**WHAT YOU HAVE TO DO**
Lines with "Emit a web page" and "0.0171, 0.0190, 0.0210];" mark the range, both included. Reproduce exactly that stretch, without pictures.

**LISTING**
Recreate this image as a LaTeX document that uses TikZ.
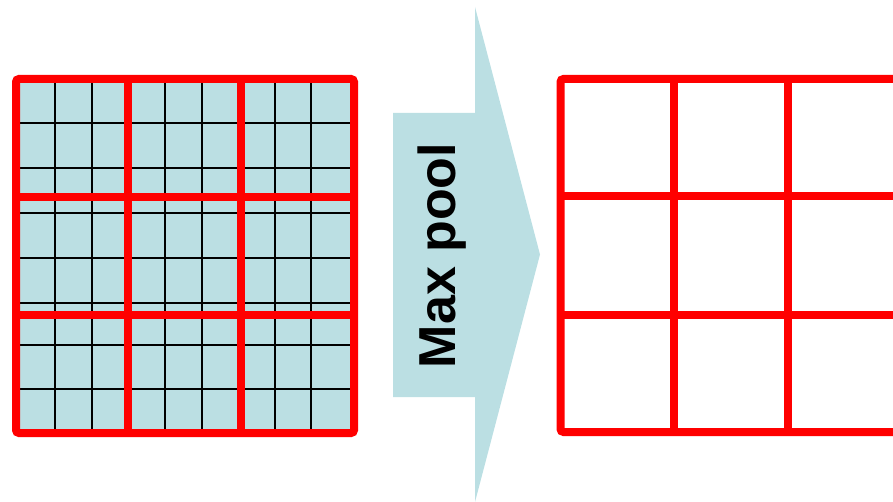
\documentclass[tikz,border=0pt]{standalone}
\usepackage{fontspec}
\setmainfont{Liberation Sans}
\usetikzlibrary{positioning}
\definecolor{Pool}{HTML}{BBDFE3}
\definecolor{Grid}{HTML}{FF0000}

\begin{document}
\begin{tikzpicture}[x=1pt,y=-1pt,
    fineline/.style={black,line width=2.6pt},
    coarse/.style={Grid,line width=8pt},
    frame/.style={coarse,rounded corners=3pt}]
  \useasboundingbox (0,0) rectangle (893,502);
  \clip (0,0) rectangle (893,502);
  % input feature map
  \fill[Pool] (16,79) rectangle (354,433);
  \foreach \x in {55,92,165,202,275,311}\draw[fineline] (\x,79)--(\x,433);
  \foreach \y in {123,168,213,258,303,345,389}\draw[fineline] (16,\y)--(354,\y);
  \foreach \x in {128,240.5}\draw[coarse] (\x,79)--(\x,433);
  \foreach \y in {197,315}\draw[coarse] (16,\y)--(354,\y);
  \draw[frame] (16,79) rectangle (354,433);
  % pooling arrow
  \fill[Pool] (393,113)--(475,113)--(475,7)--(540,254.5)--(475,502)--(475,397)--(393,397)--cycle;
  \node[rotate=90,anchor=base,inner sep=0pt,font=\bfseries\fontsize{52}{52}\selectfont] (pool) at (455,255.5) {Max pool};
  % pooled map
  \foreach \x in {674,787.5}\draw[coarse] (\x,79)--(\x,432);
  \foreach \y in {196,315}\draw[coarse] (560.5,\y)--(901,\y);
  \draw[frame] (560.5,79) rectangle (901,432);
\end{tikzpicture}
\end{document}
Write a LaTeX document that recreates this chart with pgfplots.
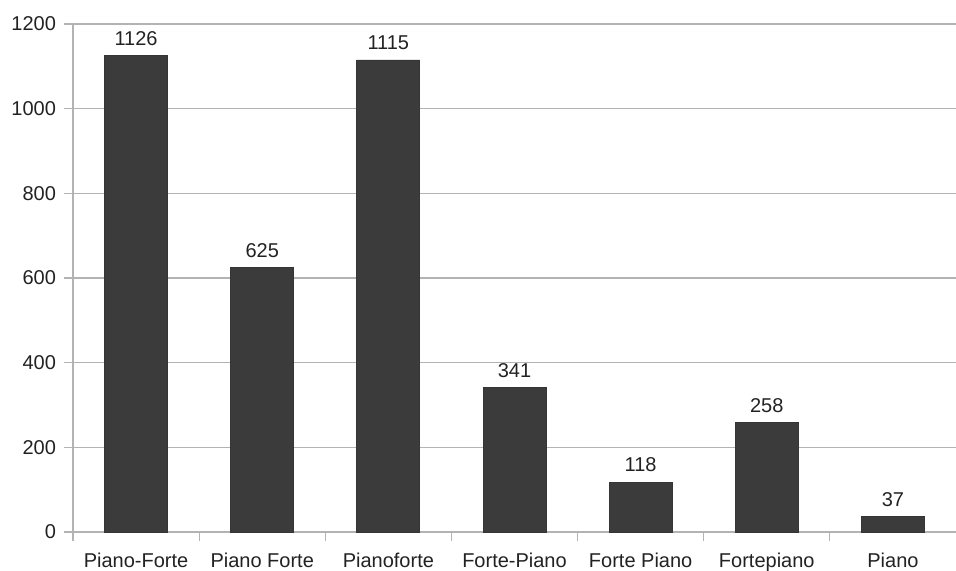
\documentclass[border=0pt]{standalone}
\usepackage{pgfplots}
\pgfplotsset{compat=1.18}
\usepackage{fontspec}
\setmainfont{Liberation Sans}
\definecolor{barfill}{HTML}{3B3B3B}
\definecolor{gridgray}{HTML}{B3B3B3}
\definecolor{labeltext}{HTML}{222222}
\begin{document}
\begin{tikzpicture}
\begin{axis}[
  at={(36.5pt,19.5pt)}, anchor=south west,
  scale only axis,
  width=441.5pt, height=254pt,
  xmin=-0.5, xmax=6.5,
  ymin=0, ymax=1200,
  ytick={0,200,...,1200},
  xtick={0,...,6},
  xticklabels={Piano-Forte,Piano Forte,Pianoforte,Forte-Piano,Forte Piano,Fortepiano,Piano},
  minor xtick={-0.5,0.5,...,5.5},
  major x tick style={draw=none},
  minor x tick style={draw=gridgray, line width=0.6pt},
  minor tick length=4.5pt,
  ytick style={draw=gridgray, line width=0.6pt},
  major tick length=4.5pt,
  tick align=outside,
  axis x line*=bottom, axis y line*=left,
  axis line style={draw=gridgray, line width=0.6pt, -},
  ymajorgrids,
  grid style={draw=gridgray, line width=0.6pt},
  /pgf/number format/assume math mode=true,
  /pgf/number format/1000 sep={},
  tick label style={font=\fontsize{10}{12}\selectfont, text=labeltext},
  yticklabel style={xshift=-0.5pt},
  xticklabel style={yshift=-2.5pt},
  ybar, bar width=31.5pt,
  nodes near coords,
  every node near coord/.append style={font=\fontsize{10}{12}\selectfont, text=labeltext, yshift=1.5pt},
  clip=false,
]
\addplot[fill=barfill, draw=barfill!90!black] coordinates {
  (0,1126) (1,625) (2,1115) (3,341) (4,118) (5,258) (6,37)
};
\end{axis}
\pgfresetboundingbox
\path[use as bounding box] (0,0) rectangle (478pt,285.5pt);
\end{tikzpicture}
\end{document}
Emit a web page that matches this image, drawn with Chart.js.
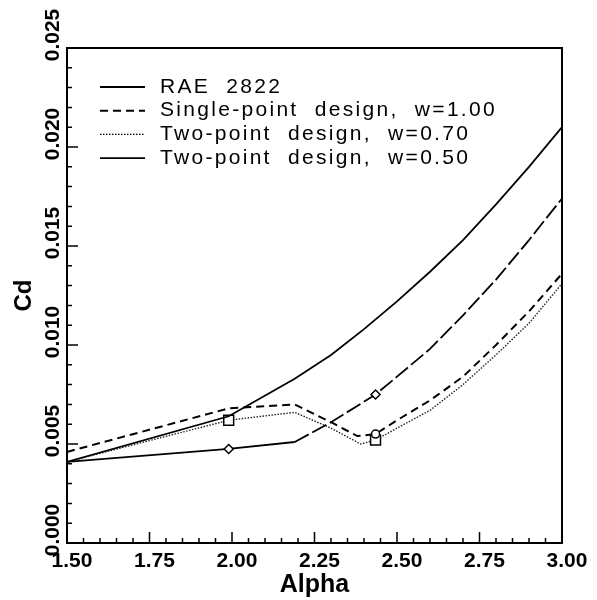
<!DOCTYPE html>
<html>
<head>
<meta charset="utf-8">
<script src="https://cdn.jsdelivr.net/npm/chart.js@4.4.1/dist/chart.umd.min.js"></script>
<style>
  html, body { margin: 0; padding: 0; background: #fff; }
  canvas { display: block; }
</style>
</head>
<body>
<canvas id="chart" width="597" height="600"></canvas>
<script>
// Axis setup
const alphaMin = 1.5, alphaMax = 3.0, alphaStep = 0.25, alphaMinor = 0.05;
const cdMin = 0.0, cdMax = 0.025, cdStep = 0.005, cdMinor = 0.001;

// Series labels (legend)
const seriesLabels = [
    'RAE  2822',
    'Single-point  design,  w=1.00',
    'Two-point  design,  w=0.70',
    'Two-point  design,  w=0.50'
];

// RAE 2822
const alphaRae = [1.5, 1.99, 2.19, 2.3, 2.4, 2.5, 2.6, 2.7, 2.8, 2.9, 3.0];
const cdRae    = [0.0041, 0.0064, 0.0083, 0.0095, 0.0108, 0.0122, 0.0137, 0.0153, 0.0171, 0.0190, 0.0210];

// Single-point design, w=1.00
const alphaSingle = [1.5, 1.99, 2.19, 2.3, 2.38, 2.435, 2.5, 2.6, 2.7, 2.8, 2.9, 3.0];
const cdSingle    = [0.0046, 0.0068, 0.0070, 0.0061, 0.0054, 0.0055, 0.0062, 0.0072, 0.0084, 0.0100, 0.0117, 0.0136];
const marksSingle = [2.435];

// Two-point design, w=0.70
const alphaW70 = [1.5, 1.99, 2.19, 2.3, 2.39, 2.435, 2.5, 2.6, 2.7, 2.8, 2.9, 3.0];
const cdW70    = [0.0041, 0.0062, 0.0066, 0.0058, 0.0050, 0.0052, 0.0058, 0.0067, 0.0080, 0.0095, 0.0111, 0.0131];
const marksW70 = [1.99, 2.435];

// Two-point design, w=0.50
const alphaW50 = [1.5, 1.99, 2.19, 2.3, 2.435, 2.5, 2.6, 2.7, 2.8, 2.9, 3.0];
const cdW50    = [0.0041, 0.00475, 0.0051, 0.0061, 0.0075, 0.0084, 0.0098, 0.0115, 0.0133, 0.0153, 0.0174];
const marksW50 = [1.99, 2.435];

const toPoints = (xs, ys) => xs.map((x, i) => ({ x: x, y: ys[i] }));
const radii = (xs, marks, r) => xs.map(x => marks.includes(x) ? r : 0);

const FONT = '"Liberation Sans", Arial, Helvetica, sans-serif';

// Frame and inward ticks (major + minor) drawn on the scales
const frameTicks = {
    id: 'frameTicks',
    afterDatasetsDraw(chart) {
        const { ctx, chartArea: a, scales: { x, y } } = chart;
        ctx.save();
        ctx.strokeStyle = '#000';
        ctx.lineWidth = 1.5;
        ctx.beginPath();
        const nx = Math.round((alphaMax - alphaMin) / alphaMinor);
        for (let i = 0; i <= nx; i++) {
            const px = x.getPixelForValue(alphaMin + i * alphaMinor);
            const len = i % 5 === 0 ? 11 : 5;
            ctx.moveTo(px, a.bottom);
            ctx.lineTo(px, a.bottom - len);
        }
        const ny = Math.round((cdMax - cdMin) / cdMinor);
        for (let i = 0; i <= ny; i++) {
            const py = y.getPixelForValue(cdMin + i * cdMinor);
            const len = i % 5 === 0 ? 11 : 5;
            ctx.moveTo(a.left, py);
            ctx.lineTo(a.left + len, py);
        }
        ctx.stroke();
        ctx.lineWidth = 2;
        ctx.strokeRect(a.left, a.top, a.right - a.left, a.bottom - a.top);
        ctx.restore();
    }
};

// Legend inside the plot, upper left
const insideLegend = {
    id: 'insideLegend',
    afterDraw(chart) {
        const { ctx, chartArea: a } = chart;
        ctx.save();
        ctx.font = '21px ' + FONT;
        ctx.letterSpacing = '2.3px';
        ctx.textBaseline = 'middle';
        ctx.fillStyle = '#000';
        ctx.strokeStyle = '#000';
        chart.data.datasets.forEach((ds, i) => {
            const yy = a.top + 39 + i * 23.7;
            ctx.beginPath();
            ctx.lineWidth = ds.borderWidth;
            ctx.setLineDash(ds.legendDash || ds.borderDash || []);
            ctx.moveTo(a.left + 33, yy);
            ctx.lineTo(a.left + 78, yy);
            ctx.stroke();
            ctx.setLineDash([]);
            ctx.fillText(ds.label, a.left + 93, yy);
        });
        ctx.restore();
    }
};

new Chart(document.getElementById('chart'), {
    type: 'line',
    data: {
        datasets: [
            {
                label: seriesLabels[0],
                data: toPoints(alphaRae, cdRae),
                borderColor: '#000',
                borderWidth: 1.8,
                pointRadius: 0,
                tension: 0
            },
            {
                label: seriesLabels[1],
                data: toPoints(alphaSingle, cdSingle),
                borderColor: '#000',
                borderWidth: 2,
                borderDash: [8, 5],
                pointRadius: radii(alphaSingle, marksSingle, 4),
                pointStyle: 'circle',
                pointBackgroundColor: '#fff',
                pointBorderColor: '#000',
                pointBorderWidth: 1.5,
                tension: 0
            },
            {
                label: seriesLabels[2],
                data: toPoints(alphaW70, cdW70),
                borderColor: '#222',
                borderWidth: 1.4,
                borderDash: [1.5, 1.5],
                pointRadius: radii(alphaW70, marksW70, 7),
                pointStyle: 'rect',
                pointBackgroundColor: '#fff',
                pointBorderColor: '#000',
                pointBorderWidth: 1.5,
                tension: 0
            },
            {
                label: seriesLabels[3],
                data: toPoints(alphaW50, cdW50),
                borderColor: '#000',
                borderWidth: 1.8,
                borderDash: [16, 4],
                legendDash: [],
                segment: {
                    borderDash: c => c.p0.parsed.x < 2.19 ? [] : [16, 4]
                },
                pointRadius: radii(alphaW50, marksW50, 4.5),
                pointStyle: 'rectRot',
                pointBackgroundColor: '#fff',
                pointBorderColor: '#000',
                pointBorderWidth: 1.5,
                tension: 0
            }
        ]
    },
    options: {
        responsive: false,
        animation: false,
        layout: { padding: { top: 48, right: 35, left: 0, bottom: 0 } },
        plugins: {
            legend: { display: false },
            tooltip: { enabled: false }
        },
        scales: {
            x: {
                type: 'linear',
                min: alphaMin,
                max: alphaMax,
                afterFit: s => { s.height = 57; },
                grid: { display: false, drawTicks: false },
                border: { display: false },
                ticks: {
                    stepSize: alphaStep,
                    autoSkip: false,
                    maxRotation: 0,
                    padding: 6,
                    labelOffset: 5,
                    color: '#000',
                    font: { family: FONT, size: 21, weight: 'bold' },
                    callback: v => v.toFixed(2)
                },
                title: {
                    display: true,
                    text: 'Alpha',
                    color: '#000',
                    padding: { top: 0, bottom: 0 },
                    font: { family: FONT, size: 25, weight: 'bold' }
                }
            },
            y: {
                type: 'linear',
                min: cdMin,
                max: cdMax,
                afterFit: s => { s.width = 67; },
                grid: { display: false, drawTicks: false },
                border: { display: false },
                ticks: {
                    stepSize: cdStep,
                    minRotation: 90,
                    maxRotation: 90,
                    crossAlign: 'center',
                    padding: -12,
                    labelOffset: -13,
                    color: '#000',
                    font: { family: FONT, size: 21, weight: 'bold' },
                    callback: v => v.toFixed(3)
                },
                title: {
                    display: true,
                    text: 'Cd',
                    color: '#000',
                    padding: { top: 10, bottom: 0 },
                    font: { family: FONT, size: 24, weight: 'bold' }
                }
            }
        }
    },
    plugins: [frameTicks, insideLegend]
});
</script>
</body>
</html>
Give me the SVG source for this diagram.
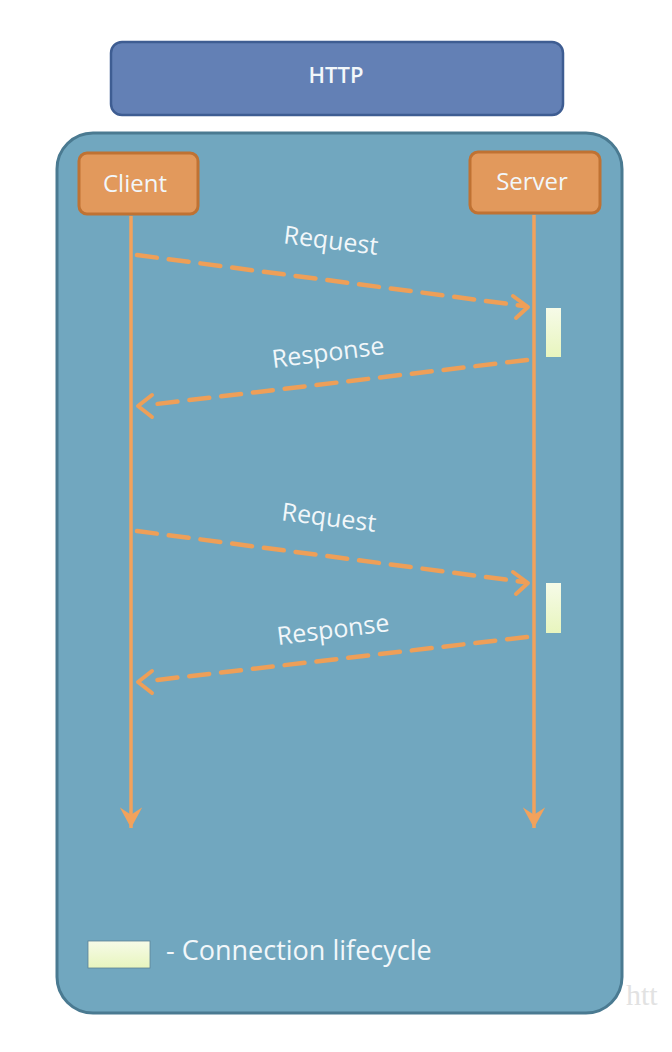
<svg xmlns="http://www.w3.org/2000/svg" width="672" height="1052" viewBox="0 0 672 1052">
<style>
.lbl{font-family:"Open Sans","Liberation Sans",sans-serif;fill:#F2F7FA;}
.life{stroke:#F2A25C;stroke-width:3.5;fill:none;}
.msg{stroke:#EE9F58;stroke-width:4.5;fill:none;stroke-dasharray:20 12;stroke-linecap:round;}
.head{stroke:#EE9F58;stroke-width:4;fill:none;stroke-linecap:round;stroke-linejoin:round;}
.actor{fill:#E2995C;stroke:#BF7233;stroke-width:3;}
.cycle{fill:url(#cg);}
</style>
<defs>
<linearGradient id="cg" x1="0" y1="0" x2="0" y2="1">
<stop offset="0" stop-color="#F6FBE8"/>
<stop offset="1" stop-color="#E8F5BE"/>
</linearGradient>
<marker id="down" viewBox="0 0 12 12" refX="11" refY="6" markerWidth="6.5" markerHeight="6.5" orient="auto" markerUnits="strokeWidth">
<path d="M0,0 L11,6 L0,12 L4,6 Z" fill="#F2A25C"/>
</marker>
</defs>
<rect width="672" height="1052" fill="#FFFFFF"/>
<g id="http">
<rect x="111" y="42" width="452" height="73" rx="11" fill="#6380B5" stroke="#3E5D92" stroke-width="2.5"/>
<text x="336" y="83" class="lbl" font-size="22" font-weight="600" text-anchor="middle">HTTP</text>
</g>
<g id="container">
<rect x="57" y="133" width="565" height="880" rx="36" fill="#71A7BF" stroke="#4A7A91" stroke-width="3"/>
</g>
<g id="client">
<rect x="79" y="153" width="119" height="61" rx="8" class="actor"/>
<text x="135" y="192" class="lbl" font-size="24" font-weight="500" text-anchor="middle">Client</text>
</g>
<g id="server">
<rect x="470" y="152" width="130" height="61" rx="8" class="actor"/>
<text x="532" y="190" class="lbl" font-size="24" font-weight="500" text-anchor="middle">Server</text>
</g>
<g id="connectors">
<line x1="131" y1="216" x2="131" y2="828" class="life" marker-end="url(#down)"/>
<line x1="534" y1="215" x2="534" y2="828" class="life" marker-end="url(#down)"/>
<line x1="137" y1="255" x2="524" y2="306" class="msg"/>
<polyline points="513,296 528,307 516,318" class="head"/>
<line x1="527" y1="360" x2="148" y2="405" class="msg"/>
<polyline points="152,395 138,406 152,417" class="head"/>
<line x1="137" y1="531" x2="524" y2="582" class="msg"/>
<polyline points="513,572 528,583 516,594" class="head"/>
<line x1="527" y1="637" x2="148" y2="681" class="msg"/>
<polyline points="152,671 138,682 152,693" class="head"/>
</g>
<g id="labels">
<text x="330" y="249" class="lbl" font-size="25" text-anchor="middle" transform="rotate(7 330 249)">Request</text>
<text x="329" y="361" class="lbl" font-size="25" text-anchor="middle" transform="rotate(-7 329 361)">Response</text>
<text x="328" y="526" class="lbl" font-size="25" text-anchor="middle" transform="rotate(7 328 526)">Request</text>
<text x="334" y="638" class="lbl" font-size="25" text-anchor="middle" transform="rotate(-7 334 638)">Response</text>
</g>
<g id="lifecycles">
<rect x="546" y="308" width="15" height="49" class="cycle"/>
<rect x="546" y="583" width="15" height="50" class="cycle"/>
</g>
<g id="legend">
<rect x="88" y="941" width="62" height="27" class="cycle" stroke="#5C8296" stroke-width="0.8"/>
<text x="166" y="960" class="lbl" font-size="27">- Connection lifecycle</text>
</g>
<text x="626" y="1005" font-family="Liberation Serif,serif" font-size="30" fill="#E2E2E2">htt</text>
</svg>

**FULL OUTPUT**
Emit a web page that matches this image, drawn with Chart.js.
<!DOCTYPE html>
<html>
<head>
<meta charset="utf-8">
<script src="https://cdn.jsdelivr.net/npm/chart.js@4.4.1/dist/chart.umd.min.js"></script>
<style>
  html, body { margin: 0; padding: 0; background: #fff; }
  canvas { display: block; }
</style>
</head>
<body>
<canvas id="chart" width="597" height="600"></canvas>
<script>
// Axis setup
const alphaMin = 1.5, alphaMax = 3.0, alphaStep = 0.25, alphaMinor = 0.05;
const cdMin = 0.0, cdMax = 0.025, cdStep = 0.005, cdMinor = 0.001;

// Series labels (legend)
const seriesLabels = [
    'RAE  2822',
    'Single-point  design,  w=1.00',
    'Two-point  design,  w=0.70',
    'Two-point  design,  w=0.50'
];

// RAE 2822
const alphaRae = [1.5, 1.99, 2.19, 2.3, 2.4, 2.5, 2.6, 2.7, 2.8, 2.9, 3.0];
const cdRae    = [0.0041, 0.0064, 0.0083, 0.0095, 0.0108, 0.0122, 0.0137, 0.0153, 0.0171, 0.0190, 0.0210];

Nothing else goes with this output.